Start of Source data
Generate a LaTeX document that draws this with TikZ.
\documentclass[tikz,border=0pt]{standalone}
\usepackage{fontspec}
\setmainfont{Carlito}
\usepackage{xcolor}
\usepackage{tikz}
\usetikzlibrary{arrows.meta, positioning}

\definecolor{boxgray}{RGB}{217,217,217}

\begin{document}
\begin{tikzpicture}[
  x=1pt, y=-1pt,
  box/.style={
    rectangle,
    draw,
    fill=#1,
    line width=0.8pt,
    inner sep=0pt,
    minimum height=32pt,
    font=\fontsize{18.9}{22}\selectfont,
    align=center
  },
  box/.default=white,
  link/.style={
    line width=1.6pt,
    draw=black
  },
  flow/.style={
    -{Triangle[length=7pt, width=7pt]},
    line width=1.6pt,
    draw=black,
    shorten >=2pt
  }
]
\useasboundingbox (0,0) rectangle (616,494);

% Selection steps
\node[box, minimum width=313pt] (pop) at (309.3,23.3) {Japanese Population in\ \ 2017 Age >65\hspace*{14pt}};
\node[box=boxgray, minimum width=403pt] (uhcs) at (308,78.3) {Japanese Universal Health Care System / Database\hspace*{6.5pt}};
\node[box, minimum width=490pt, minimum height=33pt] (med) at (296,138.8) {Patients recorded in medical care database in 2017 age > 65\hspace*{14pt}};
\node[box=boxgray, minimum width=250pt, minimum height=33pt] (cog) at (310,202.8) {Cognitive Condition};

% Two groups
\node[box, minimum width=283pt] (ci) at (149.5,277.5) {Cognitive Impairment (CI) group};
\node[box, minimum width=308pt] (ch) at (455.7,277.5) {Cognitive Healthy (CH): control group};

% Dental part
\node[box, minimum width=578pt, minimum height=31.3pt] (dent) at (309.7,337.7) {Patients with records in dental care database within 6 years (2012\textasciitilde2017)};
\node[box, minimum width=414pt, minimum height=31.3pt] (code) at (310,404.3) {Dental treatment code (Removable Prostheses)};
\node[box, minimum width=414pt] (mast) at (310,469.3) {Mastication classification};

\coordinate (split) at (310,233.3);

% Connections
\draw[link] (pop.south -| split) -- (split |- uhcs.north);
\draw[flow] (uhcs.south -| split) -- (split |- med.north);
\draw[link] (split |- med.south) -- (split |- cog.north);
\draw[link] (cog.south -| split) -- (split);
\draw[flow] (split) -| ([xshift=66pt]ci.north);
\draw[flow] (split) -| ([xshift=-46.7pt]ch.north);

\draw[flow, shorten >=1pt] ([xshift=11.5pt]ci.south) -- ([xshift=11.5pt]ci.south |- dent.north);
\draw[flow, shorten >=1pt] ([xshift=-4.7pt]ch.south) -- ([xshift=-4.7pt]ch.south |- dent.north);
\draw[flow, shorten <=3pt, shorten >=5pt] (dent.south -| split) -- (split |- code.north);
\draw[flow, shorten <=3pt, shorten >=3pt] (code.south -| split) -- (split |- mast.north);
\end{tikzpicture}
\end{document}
End of Source data
## Problem requirements
Pull out every line in the material above where "with" occurs.

## Solution below
Generate a LaTeX document that draws this with TikZ.
\node[box, minimum width=578pt, minimum height=31.3pt] (dent) at (309.7,337.7) {Patients with records in dental care database within 6 years (2012\textasciitilde2017)};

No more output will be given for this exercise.